In this manga, Tokisada was captured by Yatsuka Naozumi, who currently is head of Tomioka Castle, and made to Naozumi's slave (due to his resemblance to Naozumi's crush Hayumi Natsuki). He was kind to Naozumi despite his cruel treatment, probably hoping to sway him to the Christian cause and save his soul in the process, but Naozumi killed him after realizing that he was falling in love with him almost as much as with Natsuki. His last words were of forgiveness and kindness.
- Matsukura Katsuie (松倉 勝家)
The son of Matsukura Shigemasa. Daimyō of Shimabara, renowned for his cruelty. He sparks the Shimabara rebellion by capturing a pregnant woman and placing her in a drowning pit as punishment for being a Christian; he also does this in the manga, with the bonus of also imprisoning his kind-hearted concubine Kichō there. In story, he is executed as punishment for causing the rebellion. In the manga, he is killed by the heroes.
- Kichō (Kikuhime)
Concubine of Katsuie who falls in love with Eiji. A beautiful and kind woman who wants to leave her cruel lord and help the peasants.
- Okamoto Shinbei (岡本 新兵衛)
Shimabara-han retainer.
- Mori Sōiken (森 宗意軒)
One of the leaders of Shimabara Rebellion. Shimabara-han retainer.
- Yamada Kinji
Old friend of Shirō. Always mistakes Natsuki for the real Shirō. Later falls in love with Eri. He is possibly named after the real life Yamada Emosaku who betrayed the Shimabara cause to the Shogunate and was the only known survivor after the rebellion.

====Kumamoto====
- Hosokawa Mitsutoshi (細川 光利)
Eldest son of Hosokawa Tadatoshi. Present daimyō of Kumamoto-han.

====Bungo====
- Matsudaira Tadanao (松平 忠直)
Son of Yūki Hideyasu, second son of the first Tokugawa shogun Ieyasu. Cousin of Iemitsu. A Christian, he is confined in Bungo.

====Satsuma====
- Shimazu Mitsuhisa (島津 光久)
Daimyō of Satsuma. Son of Shimazu Iehisa Tadatsune, the child of Shimazu Yoshihiro and the former daimyō of Satsuma.
- Ookohime
Concubine of Mitsuhisa. An intelligent woman.

====Fukuoka====
- Kuroda Tadayuki (黒田 忠之)
Son of Kuroda Nagamasa, the child of Kuroda Kanbei Yoshitaka. Daimyō of Fukuoka-han. An intelligent man.
- Kuriyama Taizen (栗山 大膳)
Retainer of Lord Kuroda of Fukuoka.

====Kokura====
- Ogasawara Tadazane (小笠原 忠真)
Daimyō of Kokura.

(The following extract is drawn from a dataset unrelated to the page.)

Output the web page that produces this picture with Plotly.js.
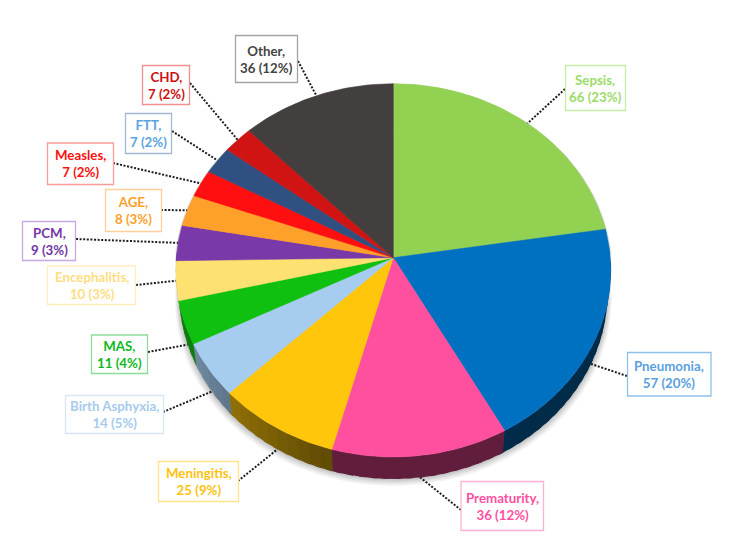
<!DOCTYPE html>
<html>
<head>
<meta charset="utf-8">
<script src="https://cdn.plot.ly/plotly-3.0.1.min.js"></script>
<style>html,body{margin:0;padding:0;background:#fff}#chart{width:750px;height:539px}</style>
</head>
<body>
<div id="chart"></div>
<script>
// ---- data ----
var categories = ["Sepsis","Pneumonia","Prematurity","Meningitis","Birth Asphyxia","MAS","Encephalitis","PCM","AGE","Measles","FTT","CHD","Other"];
var counts = [66,57,36,25,14,11,10,9,8,7,7,7,36];
var percents = [23,20,12,9,5,4,3,3,3,2,2,2,12];

// ---- styles ----
var sliceColors = ["#93d152","#0070c0","#ff4f9f","#ffc60b","#a6cdf0","#10c010","#ffe171","#7a39a8","#ffa02a","#ff0f0f","#2f5080","#d01414","#433f3e"];
var textColors = ["#9bdb68","#5b9fdf","#ff4fa0","#ffc20e","#a6cbee","#0fb81e","#ffdd80","#7436a6","#ff9f2a","#ff1010","#5ba3e0","#cc1111","#444444"];
var borderColors = ["#c8eba8","#8fc0ea","#ffb0d4","#ffe48c","#d6e6f6","#8edc9a","#ffeebc","#c6a8e2","#ffd09a","#ff9a9a","#a3b6d2","#f09090","#a4a4a4"];

// ---- label boxes: [left, top, right, bottom] in page pixels, and where the leader leaves the box ----
var labelBoxes = [
  [565.5,65.5,625.5,110.5],[627.5,352.5,711,396],[461,481.5,543.5,530.5],[158.5,461.5,238.5,501.5],
  [65.5,395.5,163.5,433.5],[91.5,335,147.5,373.5],[47.5,266,135.5,304.5],[22.5,221.5,75.5,260.5],
  [105.5,189.5,161.5,231.5],[47.5,143,113.5,184.5],[125.5,113.5,171.5,153.5],[142.5,65.5,189.5,104.5],
  [235.5,35.5,297.5,82.5]];
var leaderAnchors = [[565,89],[627,376],[461,510],[238,481],[163,412],[148,352],[136,285],[76,239],[161,210],[113,163],[172,131],[190,83],[298,61]];

// ---- pie geometry (perspective projected disc) ----
var CX = 393.3, CY = 257.7, RX = 217, RY = 185.8, K = 0.0677, DEPTH = 22, BOTTOM_SCALE = 0.985;
var total = counts.reduce(function(a,b){return a+b;},0);
function rim(deg){
  var t = deg*Math.PI/180, c = Math.cos(t), s = Math.sin(t), d = 1+K*c;
  return [CX+RX*s/d, CY-RY*c/d];
}
function rimLow(deg){
  var p = rim(deg);
  return [CX+(p[0]-CX)*BOTTOM_SCALE, p[1]+DEPTH];
}
function shade(hex,f){
  var n = parseInt(hex.slice(1),16);
  var r=(n>>16)&255,g=(n>>8)&255,b=n&255;
  return "rgb("+Math.round(r*f)+","+Math.round(g*f)+","+Math.round(b*f)+")";
}
function wallFactor(deg){
  if(deg<195) return 0.38;
  return Math.min(0.66,0.37+(deg-195)/45*0.29);
}
var traces = [];
var starts = [], acc = 0;
counts.forEach(function(v){starts.push(acc/total*360); acc+=v;});
starts.push(360);

// leaders (below everything else)
categories.forEach(function(cat,i){
  var mid = (starts[i]+starts[i+1])/2;
  var tip = (mid>95 && mid<255) ? rimLow(mid) : rim(mid);
  traces.push({type:"scatter",mode:"lines",x:[leaderAnchors[i][0],tip[0]],y:[leaderAnchors[i][1],tip[1]],
    line:{color:"#1c1c1c",width:2,dash:"2px,1.6px"},hoverinfo:"skip",showlegend:false});
});

// soft shadow under the disc
[7,5.5,4,2.8,1.6,0.7].forEach(function(off){
  var xs=[],ys=[];
  for(var d=0;d<=360;d+=2){
    var p = rim(d), q = rimLow(d);
    var low = (d>=90 && d<=270);
    xs.push(low ? q[0]+(q[0]-CX)/217*off*0.6 : p[0]+(p[0]-CX)/217*off*0.25);
    ys.push(low ? q[1]+off : p[1]);
  }
  traces.push({type:"scatter",mode:"lines",x:xs,y:ys,fill:"toself",fillcolor:"rgba(0,0,0,0.045)",
    line:{width:0},hoverinfo:"skip",showlegend:false});
});

// side wall, cut into narrow strips for shading; strips overlap so no seams show
categories.forEach(function(cat,i){
  var a = Math.max(starts[i],88), b = Math.min(starts[i+1],272);
  if(b<=a) return;
  for(var d=a;d<b;d+=3){
    var e = Math.min(d+3,b), e2 = Math.min(e+1.5,272);
    var xs=[],ys=[];
    [d,(d+e2)/2,e2].forEach(function(t){var p=rim(t);xs.push(p[0]);ys.push(p[1]);});
    [e2,(d+e2)/2,d].forEach(function(t){var p=rimLow(t);xs.push(p[0]);ys.push(p[1]);});
    xs.push(xs[0]);ys.push(ys[0]);
    traces.push({type:"scatter",mode:"lines",x:xs,y:ys,fill:"toself",
      fillcolor:shade(sliceColors[i],wallFactor((d+e)/2)),
      line:{width:0},name:cat,hoverinfo:"name",showlegend:false});
  }
});

// top face
categories.forEach(function(cat,i){
  var xs=[CX],ys=[CY];
  for(var d=starts[i];d<starts[i+1];d+=1){var p=rim(d);xs.push(p[0]);ys.push(p[1]);}
  var end=rim(starts[i+1]);xs.push(end[0]);ys.push(end[1]);xs.push(CX);ys.push(CY);
  traces.push({type:"scatter",mode:"lines",x:xs,y:ys,fill:"toself",fillcolor:sliceColors[i],
    line:{color:sliceColors[i],width:0.5},name:cat,
    text:cat+", "+counts[i]+" ("+percents[i]+"%)",hoverinfo:"text",showlegend:false});
});

var shapes = labelBoxes.map(function(b,i){
  return {type:"rect",xref:"x",yref:"y",x0:b[0],y0:b[1],x1:b[2],y1:b[3],
    line:{color:borderColors[i],width:1.3},fillcolor:"#ffffff",layer:"above"};
});
var annotations = categories.map(function(cat,i){
  var b = labelBoxes[i];
  return {xref:"x",yref:"y",x:(b[0]+b[2])/2,y:(b[1]+b[3])/2,xanchor:"center",yanchor:"middle",
    text:cat+",<br>"+counts[i]+" ("+percents[i]+"%)",showarrow:false,align:"center",
    font:{family:"Lato, Carlito, sans-serif",size:13.3,color:textColors[i],weight:700}};
});

Plotly.newPlot("chart",traces,{
  width:750,height:539,margin:{l:0,r:0,t:0,b:0},paper_bgcolor:"#ffffff",plot_bgcolor:"#ffffff",
  showlegend:false,hovermode:"closest",
  xaxis:{range:[0,750],visible:false,fixedrange:true},
  yaxis:{range:[539,0],visible:false,fixedrange:true},
  shapes:shapes,annotations:annotations
},{displayModeBar:false});
</script>
</body>
</html>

His mother was the niece of the first Tokugawa shōgun Ieyasu.
- Oba Kuranosuke
Retainer of Lord Ogasawara of Kokura.

===The Dutchmen===
- Jan (ヤン, Yan)
Captain of the warship de Rijp (named after De Rijp). Falls in love with Seika (also known by her baptismal name of Mariana).
- Nicolaes Couckebacker (ニコラス クーケバッケル, Nikorasu Kūkebakkeru)
Governor of the Dutch trading post in Nagasaki and a cold-hearted man. He later takes command of the warship de Rijp.